=== AIM OF THE EXERCISE ===
Beginning with the first line, set down every line through the one containing "26, 27, 28];", exactly as it appears, but not the pictures.

------------------------

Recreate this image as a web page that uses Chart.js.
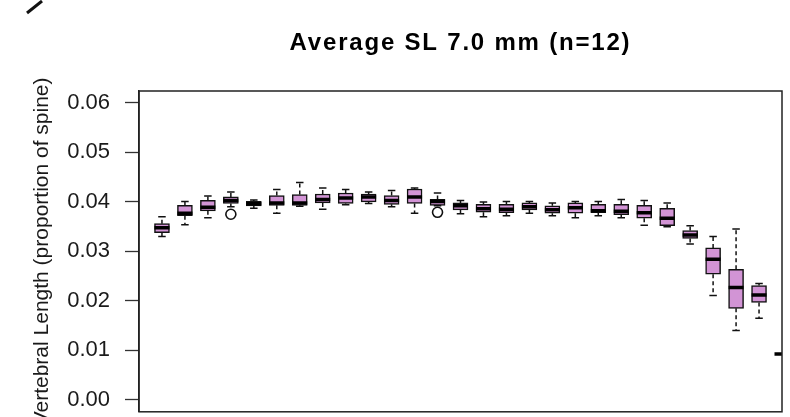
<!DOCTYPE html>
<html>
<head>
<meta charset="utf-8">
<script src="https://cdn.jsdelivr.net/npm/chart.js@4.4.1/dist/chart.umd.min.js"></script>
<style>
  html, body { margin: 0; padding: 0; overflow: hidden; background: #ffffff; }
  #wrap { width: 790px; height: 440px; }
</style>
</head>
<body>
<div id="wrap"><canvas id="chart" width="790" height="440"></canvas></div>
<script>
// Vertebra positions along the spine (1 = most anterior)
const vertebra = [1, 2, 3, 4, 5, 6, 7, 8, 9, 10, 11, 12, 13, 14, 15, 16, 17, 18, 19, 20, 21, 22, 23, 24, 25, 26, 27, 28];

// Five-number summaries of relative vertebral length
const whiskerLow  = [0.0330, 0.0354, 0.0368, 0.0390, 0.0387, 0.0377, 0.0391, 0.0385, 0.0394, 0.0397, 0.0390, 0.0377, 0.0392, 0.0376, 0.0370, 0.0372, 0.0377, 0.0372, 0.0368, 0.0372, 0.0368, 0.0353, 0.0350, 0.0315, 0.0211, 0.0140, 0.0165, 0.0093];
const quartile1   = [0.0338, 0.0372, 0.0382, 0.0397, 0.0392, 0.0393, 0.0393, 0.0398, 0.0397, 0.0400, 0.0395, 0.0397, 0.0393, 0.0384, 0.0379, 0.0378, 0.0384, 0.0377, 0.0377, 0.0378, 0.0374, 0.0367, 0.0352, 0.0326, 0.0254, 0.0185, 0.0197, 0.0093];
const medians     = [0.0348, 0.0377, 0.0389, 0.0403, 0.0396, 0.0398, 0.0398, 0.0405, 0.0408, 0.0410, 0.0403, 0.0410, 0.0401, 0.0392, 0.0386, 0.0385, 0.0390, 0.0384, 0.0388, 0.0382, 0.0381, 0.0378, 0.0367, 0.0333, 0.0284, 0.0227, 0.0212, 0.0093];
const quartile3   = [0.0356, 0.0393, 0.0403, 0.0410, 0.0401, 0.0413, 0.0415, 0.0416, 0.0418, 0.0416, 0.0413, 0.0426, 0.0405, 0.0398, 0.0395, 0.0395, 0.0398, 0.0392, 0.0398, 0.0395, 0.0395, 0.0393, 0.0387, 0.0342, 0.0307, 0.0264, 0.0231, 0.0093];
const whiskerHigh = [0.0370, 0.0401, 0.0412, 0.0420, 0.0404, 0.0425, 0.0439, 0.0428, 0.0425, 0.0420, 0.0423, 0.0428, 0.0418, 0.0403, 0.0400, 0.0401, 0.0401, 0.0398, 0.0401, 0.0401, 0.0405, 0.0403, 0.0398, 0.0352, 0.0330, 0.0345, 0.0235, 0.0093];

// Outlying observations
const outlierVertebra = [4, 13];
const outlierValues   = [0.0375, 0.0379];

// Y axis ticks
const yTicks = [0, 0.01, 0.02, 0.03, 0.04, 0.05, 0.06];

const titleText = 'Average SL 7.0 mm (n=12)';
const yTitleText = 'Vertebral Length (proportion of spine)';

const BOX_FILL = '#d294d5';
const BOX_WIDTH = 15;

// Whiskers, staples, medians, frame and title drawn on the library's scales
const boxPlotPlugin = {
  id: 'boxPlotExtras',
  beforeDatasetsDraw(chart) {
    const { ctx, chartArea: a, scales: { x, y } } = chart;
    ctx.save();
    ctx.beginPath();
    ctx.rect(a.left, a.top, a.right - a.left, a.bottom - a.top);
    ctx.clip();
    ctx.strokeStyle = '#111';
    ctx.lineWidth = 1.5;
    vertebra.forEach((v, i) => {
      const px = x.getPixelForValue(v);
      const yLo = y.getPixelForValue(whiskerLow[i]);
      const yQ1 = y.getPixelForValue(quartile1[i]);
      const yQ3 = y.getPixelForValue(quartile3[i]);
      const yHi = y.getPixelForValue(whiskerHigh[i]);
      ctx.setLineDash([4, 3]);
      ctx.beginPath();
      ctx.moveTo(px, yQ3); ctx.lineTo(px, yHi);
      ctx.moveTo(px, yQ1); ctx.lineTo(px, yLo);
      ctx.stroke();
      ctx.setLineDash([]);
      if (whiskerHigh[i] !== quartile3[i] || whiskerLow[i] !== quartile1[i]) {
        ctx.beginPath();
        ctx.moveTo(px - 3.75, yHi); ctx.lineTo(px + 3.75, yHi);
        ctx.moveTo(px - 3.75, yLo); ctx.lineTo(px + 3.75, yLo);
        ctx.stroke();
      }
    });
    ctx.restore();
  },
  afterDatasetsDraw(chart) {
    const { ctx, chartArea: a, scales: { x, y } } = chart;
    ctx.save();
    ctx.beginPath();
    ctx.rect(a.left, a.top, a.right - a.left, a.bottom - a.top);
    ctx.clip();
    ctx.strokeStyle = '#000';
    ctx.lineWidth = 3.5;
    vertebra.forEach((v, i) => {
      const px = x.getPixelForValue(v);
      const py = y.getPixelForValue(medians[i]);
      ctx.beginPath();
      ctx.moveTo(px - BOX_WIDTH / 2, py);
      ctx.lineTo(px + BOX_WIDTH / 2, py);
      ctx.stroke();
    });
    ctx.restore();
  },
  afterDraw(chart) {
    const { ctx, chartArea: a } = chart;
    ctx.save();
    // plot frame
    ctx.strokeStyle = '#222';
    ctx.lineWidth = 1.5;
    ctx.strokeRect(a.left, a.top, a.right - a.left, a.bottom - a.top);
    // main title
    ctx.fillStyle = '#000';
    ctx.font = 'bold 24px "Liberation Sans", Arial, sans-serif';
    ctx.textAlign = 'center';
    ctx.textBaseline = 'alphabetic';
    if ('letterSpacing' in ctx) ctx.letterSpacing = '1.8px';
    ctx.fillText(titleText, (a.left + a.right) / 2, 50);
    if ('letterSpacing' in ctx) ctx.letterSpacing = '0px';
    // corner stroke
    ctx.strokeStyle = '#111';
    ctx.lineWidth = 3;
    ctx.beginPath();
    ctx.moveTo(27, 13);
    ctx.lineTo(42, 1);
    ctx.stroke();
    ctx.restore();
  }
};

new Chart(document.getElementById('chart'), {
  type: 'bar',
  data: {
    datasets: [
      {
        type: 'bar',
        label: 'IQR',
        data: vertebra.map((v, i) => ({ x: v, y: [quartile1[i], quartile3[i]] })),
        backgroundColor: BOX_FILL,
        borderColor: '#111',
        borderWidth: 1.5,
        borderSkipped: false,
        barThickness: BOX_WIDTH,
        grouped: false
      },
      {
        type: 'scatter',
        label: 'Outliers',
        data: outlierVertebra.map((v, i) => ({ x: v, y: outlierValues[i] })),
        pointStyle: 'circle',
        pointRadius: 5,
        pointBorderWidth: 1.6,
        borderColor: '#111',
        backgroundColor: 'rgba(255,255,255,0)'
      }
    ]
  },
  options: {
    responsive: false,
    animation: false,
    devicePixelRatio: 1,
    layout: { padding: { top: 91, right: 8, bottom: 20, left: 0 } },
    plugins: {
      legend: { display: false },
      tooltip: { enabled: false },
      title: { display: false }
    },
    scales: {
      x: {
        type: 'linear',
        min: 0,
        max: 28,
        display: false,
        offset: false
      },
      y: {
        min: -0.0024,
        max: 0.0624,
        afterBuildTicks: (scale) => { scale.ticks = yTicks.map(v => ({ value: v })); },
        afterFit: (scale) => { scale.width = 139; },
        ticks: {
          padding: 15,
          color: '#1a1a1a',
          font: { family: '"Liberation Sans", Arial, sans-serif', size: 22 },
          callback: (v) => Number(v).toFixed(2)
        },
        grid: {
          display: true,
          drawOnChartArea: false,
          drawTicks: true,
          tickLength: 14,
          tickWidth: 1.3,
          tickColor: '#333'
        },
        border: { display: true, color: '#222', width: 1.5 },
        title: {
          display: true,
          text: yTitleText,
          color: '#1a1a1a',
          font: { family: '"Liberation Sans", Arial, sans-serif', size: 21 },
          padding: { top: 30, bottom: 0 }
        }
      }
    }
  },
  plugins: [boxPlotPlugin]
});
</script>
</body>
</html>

------------------------

=== SOLUTION BELOW ===
Recreate this image as a web page that uses Chart.js.
<!DOCTYPE html>
<html>
<head>
<meta charset="utf-8">
<script src="https://cdn.jsdelivr.net/npm/chart.js@4.4.1/dist/chart.umd.min.js"></script>
<style>
  html, body { margin: 0; padding: 0; overflow: hidden; background: #ffffff; }
  #wrap { width: 790px; height: 440px; }
</style>
</head>
<body>
<div id="wrap"><canvas id="chart" width="790" height="440"></canvas></div>
<script>
// Vertebra positions along the spine (1 = most anterior)
const vertebra = [1, 2, 3, 4, 5, 6, 7, 8, 9, 10, 11, 12, 13, 14, 15, 16, 17, 18, 19, 20, 21, 22, 23, 24, 25, 26, 27, 28];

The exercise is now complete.